It's Not Easy Going Green in the Data Center

NetworkWorld has a good article on the Reality of Virtualization and Going Green.

Data center managers see green, battle virtualization hangovers in '08

Data center managers who championed virtualization and green computing in 2007 now face the task of delivering the benefits they promised -- something industry watchers say will be no small feat.

Just as virtualization is no slam dunk, neither is green computing. Industry watchers say that working toward a greener computing environment isn't going to be easy for most data center managers due to technical, political and other reasons outside the control of IT.

"Legislation is coming about putting corporate responsibility programs in place, but in a lot of cases IT doesn't fall under the umbrella of corporate responsibility," says Zeus Kerravala, senior vice president of global enterprise research at the Yankee Group. "IT needs to start understanding more about data center facilities and find ways to design data centers to eat up less power."

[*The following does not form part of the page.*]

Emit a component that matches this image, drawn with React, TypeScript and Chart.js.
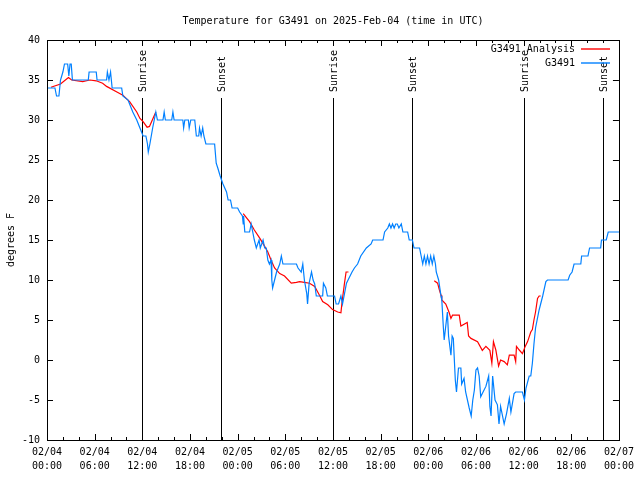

The problem is very few of these Data Center managers have energy monitoring systems to measure the before and after results of their virtualization/green projects.  So, when it comes to proving they are greener, they'll be stuck without data. 

You can address this issue by creating an Energy Supply Chain Management system. For ideas see Energy Management as a Corporate Strategy.

For most industries, the cost of energy is outpacing all other variable costs. For example, the cost of natural gas increased over 250 percent from 1993 to 2006. The cost of fuels and power increased over 110 percent during this same period; the bulk of the increase, 81 percent, occurring in the last four years. Managers are asking, “What can we do to better manage these costs?” “How can we better utilize our valuable renewable and nonrenewable resources?”

Additionally, companies are now recognizing that their customers expect them to be part of the national and global energy sustainability solution. Devising strategies to meet our current and future energy demands in an environmentally responsible way is no longer the sole work of academia and government.